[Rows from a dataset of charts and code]

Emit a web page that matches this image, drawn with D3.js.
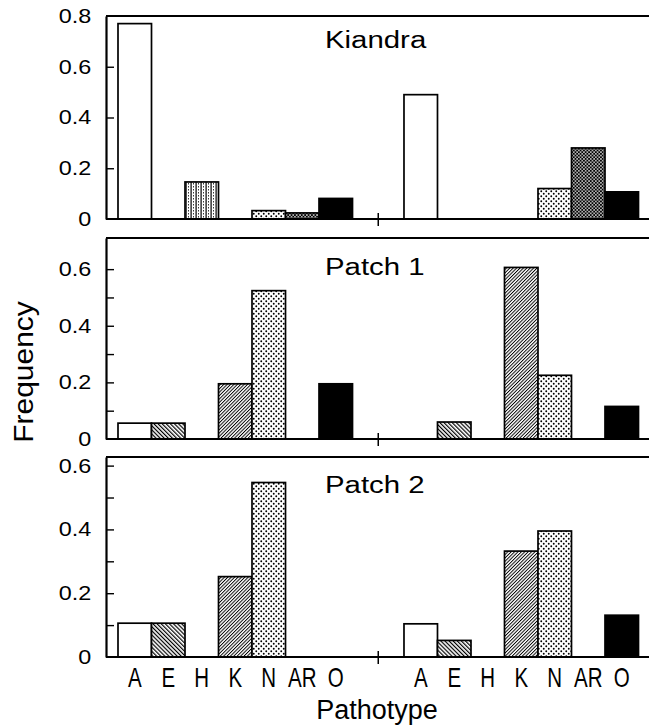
<!DOCTYPE html>
<html>
<head>
<meta charset="utf-8">
<script src="https://cdn.jsdelivr.net/npm/d3@7"></script>
<style>
  html, body { margin: 0; padding: 0; background: #fff; }
  svg { display: block; font-family: "Liberation Sans", Arial, Helvetica, sans-serif; }
  svg text { fill: #000; }
</style>
</head>
<body>
<svg id="chart" width="649" height="725"></svg>
<script>
'use strict';

// Pathotypes, in the order the bars are drawn inside each group.
var categories = ['A', 'E', 'H', 'K', 'N', 'AR', 'O'];
var panelNames = ['Kiandra', 'Patch 1', 'Patch 2'];

// Frequencies (left group, right group).
var kiandraLeft = [0.77, 0, 0.146, 0, 0.033, 0.024, 0.081];
var kiandraRight = [0.49, 0, 0, 0, 0.12, 0.28, 0.107];
var patch1Left = [0.056, 0.056, 0, 0.195, 0.524, 0, 0.195];
var patch1Right = [0, 0.06, 0, 0.606, 0.225, 0, 0.115];
var patch2Left = [0.106, 0.106, 0, 0.252, 0.547, 0, 0];
var patch2Right = [0.104, 0.052, 0, 0.332, 0.395, 0, 0.131];

// Tick values.
var kiandraLabels = [0, 0.2, 0.4, 0.6, 0.8];
var kiandraTicks = [0.2, 0.4, 0.6];
var patchLabels = [0, 0.2, 0.4, 0.6];
var patchTicks = [0.1, 0.2, 0.3, 0.4, 0.5, 0.6];

var xTitle = 'Pathotype';
var yTitle = 'Frequency';

(function() {
  var svg = d3.select('#chart'),
      defs = svg.append('defs'),
      plotLeft = 106,
      plotRight = 649,
      panels,
      xGroup,
      xCat,
      fills,
      dividerX,
      fmt;

  panels = [
    { name: panelNames[0], groups: [kiandraLeft, kiandraRight],
      top: 16, bottom: 219, max: 0.8, labels: kiandraLabels, ticks: kiandraTicks, titleY: 48 },
    { name: panelNames[1], groups: [patch1Left, patch1Right],
      top: 238, bottom: 439, max: 0.71, labels: patchLabels, ticks: patchTicks, titleY: 275 },
    { name: panelNames[2], groups: [patch2Left, patch2Right],
      top: 457, bottom: 657, max: 0.627, labels: patchLabels, ticks: patchTicks, titleY: 493 }
  ];

  xGroup = d3.scaleBand().domain([0, 1]).range([118, 638.5]).paddingInner(0.18);
  xCat = d3.scaleBand().domain(categories).range([0, xGroup.bandwidth()]);
  dividerX = xGroup(0) + xGroup.bandwidth() + (xGroup.step() - xGroup.bandwidth()) / 2;

  fmt = function(d) {
    return d === 0 ? '0' : d3.format('.1f')(d);
  };

  /**
   * Hatch of parallel lines, rotated.
   */
  function hatch(id, gap, width, angle) {
    var p = defs.append('pattern')
      .attr('id', id)
      .attr('patternUnits', 'userSpaceOnUse')
      .attr('width', gap)
      .attr('height', gap)
      .attr('patternTransform', 'rotate(' + angle + ')');
    p.append('rect').attr('width', gap).attr('height', gap).attr('fill', '#fff');
    p.append('rect').attr('width', width).attr('height', gap).attr('fill', '#000');
  }

  hatch('pat-e', 2.9, 1.2, -45);
  hatch('pat-k', 2.4, 0.95, 45);

  // H: solid vertical lines with dotted ones in between.
  (function() {
    var p = defs.append('pattern')
      .attr('id', 'pat-h')
      .attr('patternUnits', 'userSpaceOnUse')
      .attr('width', 5)
      .attr('height', 3);
    p.append('rect').attr('width', 5).attr('height', 3).attr('fill', '#fff');
    p.append('rect').attr('x', 0.5).attr('width', 1.2).attr('height', 3).attr('fill', '#000');
    p.append('rect').attr('x', 3).attr('width', 0.9).attr('height', 1.5).attr('fill', '#222');
  })();

  // N: sparse staggered dots.
  (function() {
    var p = defs.append('pattern')
      .attr('id', 'pat-n')
      .attr('patternUnits', 'userSpaceOnUse')
      .attr('width', 5)
      .attr('height', 5);
    p.append('rect').attr('width', 5).attr('height', 5).attr('fill', '#fff');
    [[1.25, 1.25], [3.75, 3.75]].forEach(function(c) {
      p.append('circle').attr('cx', c[0]).attr('cy', c[1]).attr('r', 0.95).attr('fill', '#000');
    });
  })();

  // AR: dense dark check with white holes.
  (function() {
    var p = defs.append('pattern')
      .attr('id', 'pat-ar')
      .attr('patternUnits', 'userSpaceOnUse')
      .attr('width', 3.4)
      .attr('height', 3.4);
    p.append('rect').attr('width', 3.4).attr('height', 3.4).attr('fill', '#000');
    [[0.85, 0.85], [2.55, 2.55]].forEach(function(c) {
      p.append('circle').attr('cx', c[0]).attr('cy', c[1]).attr('r', 0.8).attr('fill', '#fff');
    });
  })();

  fills = d3.scaleOrdinal()
    .domain(categories)
    .range(['#fff', 'url(#pat-e)', 'url(#pat-h)', 'url(#pat-k)', 'url(#pat-n)', 'url(#pat-ar)', '#000']);

  panels.forEach(function(panel) {
    var g = svg.append('g').attr('class', 'panel'),
        y = d3.scaleLinear().domain([0, panel.max]).range([panel.bottom, panel.top]),
        bars = [];

    panel.groups.forEach(function(values, gi) {
      values.forEach(function(v, ci) {
        bars.push({ group: gi, cat: categories[ci], value: v });
      });
    });

    g.selectAll('rect.bar')
      .data(bars.filter(function(d) { return d.value > 0; }))
      .enter().append('rect')
      .attr('class', 'bar')
      .attr('x', function(d) { return xGroup(d.group) + xCat(d.cat); })
      .attr('y', function(d) { return y(d.value); })
      .attr('width', xCat.bandwidth())
      .attr('height', function(d) { return y(0) - y(d.value); })
      .attr('fill', function(d) { return fills(d.cat); })
      .attr('stroke', '#000')
      .attr('stroke-width', 1.7);

    // inner ticks
    g.append('g')
      .attr('transform', 'translate(' + plotLeft + ',0)')
      .call(d3.axisLeft(y).tickValues(panel.ticks).tickSizeInner(-8).tickSizeOuter(0).tickFormat(''))
      .call(function(a) {
        a.select('.domain').remove();
        a.selectAll('line').attr('stroke-width', 1.4);
      });

    // labelled axis
    g.append('g')
      .attr('transform', 'translate(' + plotLeft + ',0)')
      .call(d3.axisLeft(y).tickValues(panel.labels).tickSize(0).tickPadding(12.5).tickFormat(fmt))
      .call(function(a) {
        a.select('.domain').attr('stroke-width', 2.2);
        a.selectAll('text')
          .attr('font-size', 20)
          .attr('font-family', '"Liberation Sans", Arial, sans-serif')
          .attr('fill', '#000')
          .attr('transform', 'scale(1.17,1)');
      });

    // top frame and baseline
    [panel.top, panel.bottom].forEach(function(yy) {
      g.append('line')
        .attr('x1', plotLeft).attr('x2', plotRight)
        .attr('y1', yy).attr('y2', yy)
        .attr('stroke', '#000').attr('stroke-width', 2.2);
    });

    // divider tick between the two groups
    g.append('line')
      .attr('x1', dividerX).attr('x2', dividerX)
      .attr('y1', panel.bottom - 6).attr('y2', panel.bottom + 7)
      .attr('stroke', '#000').attr('stroke-width', 1.5);

    g.append('text')
      .attr('transform', 'translate(325,' + panel.titleY + ') scale(1.25,1)')
      .attr('font-size', 23.5)
      .text(panel.name);
  });

  // category labels under the bottom panel
  [0, 1].forEach(function(gi) {
    svg.append('g').selectAll('text')
      .data(categories)
      .enter().append('text')
      .attr('transform', function(d) {
        return 'translate(' + (xGroup(gi) + xCat(d) + xCat.bandwidth() / 2) + ',687) scale(0.72,1)';
      })
      .attr('text-anchor', 'middle')
      .attr('font-size', 28.5)
      .text(function(d) { return d; });
  });

  svg.append('text')
    .attr('x', 377)
    .attr('y', 719)
    .attr('text-anchor', 'middle')
    .attr('font-size', 27)
    .text(xTitle);

  svg.append('text')
    .attr('transform', 'translate(33,372) rotate(-90) scale(1.07,1)')
    .attr('text-anchor', 'middle')
    .attr('font-size', 28)
    .text(yTitle);
})();
</script>
</body>
</html>
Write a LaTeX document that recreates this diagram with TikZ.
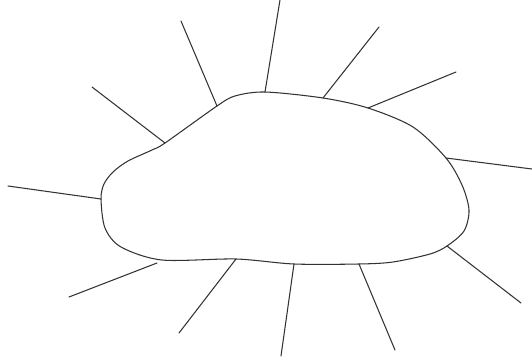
\documentclass[tikz,border=0pt]{standalone}
\usepackage{tikz}

\begin{document}
\begin{tikzpicture}[
        x=0.02cm, y=-0.02cm,
        outline/.style={draw=black!80, line width=0.6pt},
        ray/.style={draw=black!80, line width=0.6pt, line cap=round},
    ]
        \useasboundingbox (0,0) rectangle (532,362);

        % Blob
        \draw[outline] plot[smooth cycle, tension=0.5] coordinates {
            (101,199) (104,184) (113,172) (128,161) (152,150) (165,143)
            (217,106) (235,96) (265,92) (323,98) (368,108) (413,127)
            (446,158) (462,185) (469,210) (464,231) (447,246) (430,254)
            (393,262) (359,264) (294,264) (236,259) (162,260) (121,247)
            (105,228)};

        % Rays: inner point on blob / outer end
        \foreach \ix/\iy/\ox/\oy in {
            165/143/92/87, 217/106/181/21, 265/92/280/0, 323/98/379/27,
            368/108/456/72, 446/158/532/169, 447/246/521/303, 359/264/395/350,
            294/264/281/356, 236/259/179/333, 157/263/69/297, 101/199/8/186} {
            \coordinate (in) at (\ix,\iy);
            \coordinate (out) at (\ox,\oy);
            \draw[ray] (in) -- (out);
        }
\end{tikzpicture}
\end{document}
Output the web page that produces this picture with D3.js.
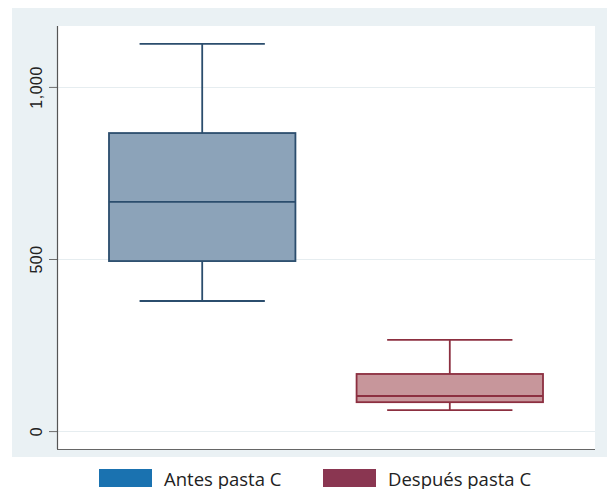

**TASK INSTRUCTIONS**:
Working from the entries above, reproduce exactly and only the lines beginning with the line that has "Write a LaTeX" and ending with the line that has "(0,0) rectangle (532,362);"; omit all pictures.

**EXPECTED ANSWER**:
Write a LaTeX document that recreates this diagram with TikZ.
\documentclass[tikz,border=0pt]{standalone}
\usepackage{tikz}

\begin{document}
\begin{tikzpicture}[
        x=0.02cm, y=-0.02cm,
        outline/.style={draw=black!80, line width=0.6pt},
        ray/.style={draw=black!80, line width=0.6pt, line cap=round},
    ]
        \useasboundingbox (0,0) rectangle (532,362);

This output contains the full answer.